Bonaparte laissait dire, laissait hurler. Mme de Staël elle-même a dit de lui : « Cet homme si impatient au fond de lui-même a le talent de rester immobile quand il le faut[1]. » Il ne bougeait pas. Sans doute, à l’approcher de près, il était facile de surprendre une contraction de son visage, un pli de colère sur son front, un frémissement de rage contre les hommes qui s’essayaient à contrarier son despotisme en marche, en même temps qu’ils retardaient la réfection de la France. Cependant, il se contient encore, sait rester maître de soi, ne se permet aucun éclat public ; les coups qu’il porte demeurent tout intimes, prudemment calculés, et il frappe en sourdine.

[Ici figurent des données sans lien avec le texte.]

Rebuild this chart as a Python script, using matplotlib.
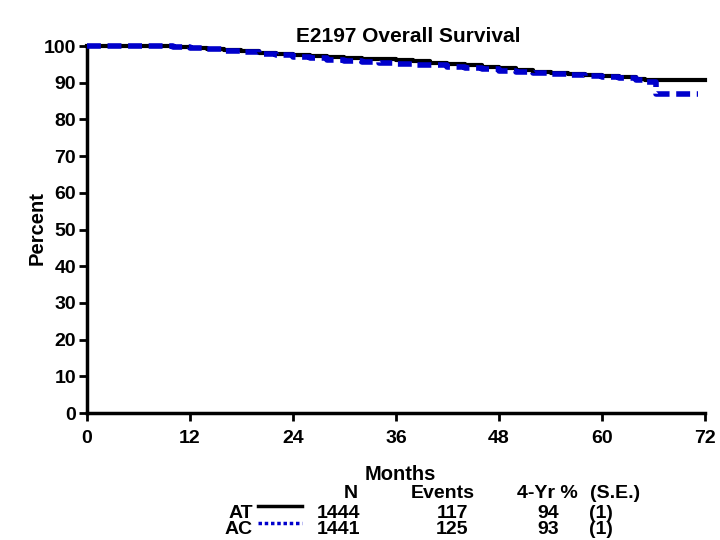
import matplotlib
matplotlib.use("Agg")
import matplotlib.pyplot as plt
from matplotlib.lines import Line2D

plt.rcParams['font.family'] = ['Liberation Sans', 'DejaVu Sans']
plt.rcParams['font.weight'] = 'bold'

# Data
at_months = [0, 2, 4, 6, 8, 10, 12, 14, 16, 18, 20, 22, 24, 26, 28, 30, 32, 34, 36, 38, 40,
             42, 44, 46, 48, 50, 52, 54, 56, 58, 60, 62, 64, 65, 72]
at_surv = [100, 100, 100, 100, 99.9, 99.7, 99.5, 99.2, 98.9, 98.6, 98.2, 97.9, 97.5, 97.2, 96.9,
           96.7, 96.5, 96.4, 96.2, 95.9, 95.5, 95.1, 94.7, 94.3, 93.9, 93.4, 93.0, 92.7, 92.4,
           92.1, 91.8, 91.5, 91.0, 90.7, 90.7]
ac_months = [0, 2, 4, 6, 8, 10, 12, 14, 16, 18, 20, 22, 24, 26, 28, 30, 32, 34, 36, 38, 40,
             42, 44, 46, 48, 50, 52, 54, 56, 58, 60, 62, 64, 65, 66.3, 71.2]
ac_surv = [100, 100, 100, 100, 100, 99.7, 99.4, 99.1, 98.7, 98.3, 97.9, 97.5, 97.1, 96.7, 96.3,
           95.9, 95.6, 95.3, 95.1, 94.9, 94.7, 94.4, 94.1, 93.7, 93.3, 92.9, 92.6, 92.4, 92.1,
           91.9, 91.6, 91.2, 90.6, 90.2, 87.0, 87.0]
x_ticks = [0, 12, 24, 36, 48, 60, 72]
y_ticks = [0, 10, 20, 30, 40, 50, 60, 70, 80, 90, 100]
groups = ["AT", "AC"]
n_vals = ["1444", "1441"]
events = ["117", "125"]
yr4 = ["94", "93"]
se = ["(1)", "(1)"]

fig = plt.figure(figsize=(7.2, 5.4), dpi=100)
ax = fig.add_axes([87/720, 1-413/540, (705-87)/720, (413-46)/540])

ax.step(at_months, at_surv, where='post', color='black', lw=3, zorder=2, clip_on=False)
ax.step(ac_months, ac_surv, where='post', color='#0000cc', lw=4, ls=(0, (2.5, 1.2)), zorder=3, clip_on=False)

ax.set_xlim(0, 72)
ax.set_ylim(0, 100)
ax.set_xticks(x_ticks)
ax.set_yticks(y_ticks)
ax.set_xticklabels([str(t) for t in x_ticks])
ax.set_yticklabels([str(t) for t in y_ticks])
ax.tick_params(axis='both', length=6, width=2, labelsize=14)
ax.tick_params(axis='x', pad=6)
ax.tick_params(axis='y', pad=2)
for lab in ax.get_xticklabels() + ax.get_yticklabels():
    lab.set_fontweight('bold')
for s in ['top', 'right']:
    ax.spines[s].set_visible(False)
for s in ['left', 'bottom']:
    ax.spines[s].set_linewidth(2.5)

fig.text(37/720, 1-228/540, "Percent", rotation=90, ha='center', va='center', fontsize=14.5, fontweight='bold')
fig.text(408/720, 1-37/540, "E2197 Overall Survival", ha='center', va='center', fontsize=15, fontweight='bold')
fig.text(400/720, 1-474/540, "Months", ha='center', va='center', fontsize=14.5, fontweight='bold')

# Table
fs = 14
y_h = 1-493/540
fig.text(358/720, y_h, "N", ha='right', va='center', fontsize=fs, fontweight='bold')
fig.text(475/720, y_h, "Events", ha='right', va='center', fontsize=fs, fontweight='bold')
fig.text(578/720, y_h, "4-Yr %", ha='right', va='center', fontsize=fs, fontweight='bold')
fig.text(590/720, y_h, "(S.E.)", ha='left', va='center', fontsize=fs, fontweight='bold')
row_y = [1-513/540, 1-530/540]
line_y = [1-506/540, 1-523/540]
styles = [dict(color='black', lw=2.5, ls='-'), dict(color='#0000cc', lw=2.5, ls=(0, (1, 0.8)))]
for i in range(2):
    fig.text(253/720, row_y[i], groups[i], ha='right', va='center', fontsize=fs, fontweight='bold')
    fig.add_artist(Line2D([258/720, 302/720], [line_y[i], line_y[i]], transform=fig.transFigure, **styles[i]))
    fig.text(360/720, row_y[i], n_vals[i], ha='right', va='center', fontsize=fs, fontweight='bold')
    fig.text(468/720, row_y[i], events[i], ha='right', va='center', fontsize=fs, fontweight='bold')
    fig.text(559/720, row_y[i], yr4[i], ha='right', va='center', fontsize=fs, fontweight='bold')
    fig.text(589/720, row_y[i], se[i], ha='left', va='center', fontsize=fs, fontweight='bold')

fig.savefig("out.png", dpi=100)
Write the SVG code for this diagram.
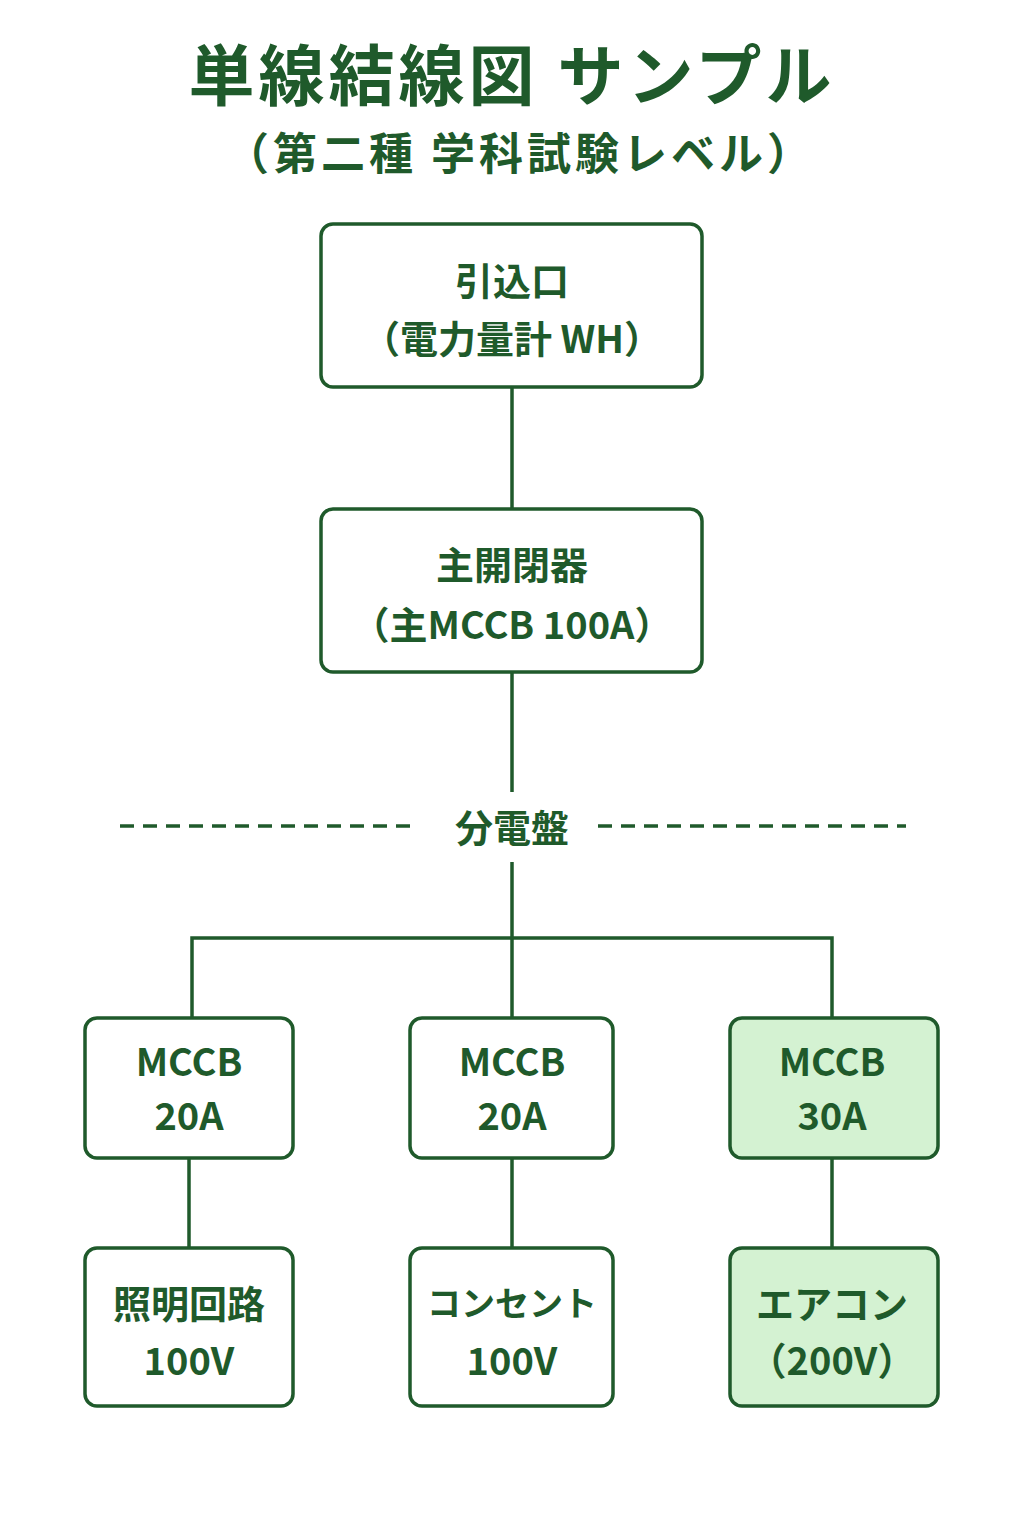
<svg xmlns="http://www.w3.org/2000/svg" width="1024" height="1536" viewBox="0 0 1024 1536">
<style>
text{font-family:"Noto Sans CJK JP","Noto Sans",sans-serif;font-weight:bold;fill:#1f5a2b;text-anchor:middle}
.box{fill:#fff;stroke:#1f5a2b;stroke-width:3.5}
.g{fill:#d4f2d2}
.ln{stroke:#1f5a2b;stroke-width:3.5;fill:none}
.t{font-size:38px}
</style>
<rect width="1024" height="1536" fill="#fff"/>
<text x="512" y="100" font-size="66" letter-spacing="4">単線結線図 サンプル</text>
<text x="520" y="170" font-size="44" letter-spacing="4">（第二種 学科試験レベル）</text>
<g id="connectors">
<path class="ln" d="M512 387V509M512 672V792M512 862V1018M192 1018V938H832V1018M189 1158V1248M512 1158V1248M832 1158V1248"/>
<path class="ln" stroke-dasharray="14 9" d="M120 826H412M598 826H906"/>
</g>
<g id="n1"><rect class="box" x="321" y="224" width="381" height="163" rx="12"/><text class="t" x="512" y="295">引込口</text><text class="t" x="512" y="353">（電力量計 WH）</text></g>
<g id="n2"><rect class="box" x="321" y="509" width="381" height="163" rx="12"/><text class="t" x="512" y="579">主開閉器</text><text class="t" x="512" y="639">（主MCCB 100A）</text></g>
<g id="panel"><text class="t" x="512" y="842">分電盤</text></g>
<g id="b1"><rect class="box" x="85" y="1018" width="208" height="140" rx="12"/><text class="t" x="189" y="1076">MCCB</text><text class="t" x="189" y="1130">20A</text></g>
<g id="b2"><rect class="box" x="410" y="1018" width="203" height="140" rx="12"/><text class="t" x="512" y="1076">MCCB</text><text class="t" x="512" y="1130">20A</text></g>
<g id="b3"><rect class="box g" x="730" y="1018" width="208" height="140" rx="12"/><text class="t" x="832" y="1076">MCCB</text><text class="t" x="832" y="1130">30A</text></g>
<g id="c1"><rect class="box" x="85" y="1248" width="208" height="158" rx="12"/><text class="t" x="189" y="1318">照明回路</text><text class="t" x="189" y="1375">100V</text></g>
<g id="c2"><rect class="box" x="410" y="1248" width="203" height="158" rx="12"/><text x="512" y="1316" font-size="34">コンセント</text><text class="t" x="512" y="1375">100V</text></g>
<g id="c3"><rect class="box g" x="730" y="1248" width="208" height="158" rx="12"/><text class="t" x="832" y="1318">エアコン</text><text class="t" x="832" y="1375">（200V）</text></g>
</svg>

Contre Mme de Staël, on parlait de mesures extrêmes ; étrangère, elle dépendait du gouvernement, qui pouvait par simple arrêté l’expulser de France, et la malheureuse femme tremblait, car elle ne voyait en dehors de Paris qu’endroit de bannissement et de langueur, « plus que le tombeau[2]. » Mais Bonaparte n’en est pas encore là ; tout au plus fait-il donner avis à Mme de Staël de se retirer pour quelques jours dans sa maison de Saint-Ouen, aux portes de Paris, et va-t-il jusqu’à la déporter dans la banlieue. Il sait d’ailleurs le moyen, où qu’elle soit, de la tenir en lieu de pénitence et d’exil. Pour prolonger le vide qui s’est fait autour d’elle, il n’a qu’un mot à dire : il le dit, et, à l’exception

  1. Dix ans d’exil, p. 15.
  2. Parûtes citées dans une réponse de Necker à sa fille, 28 janvier 1800. Archives de Coppet.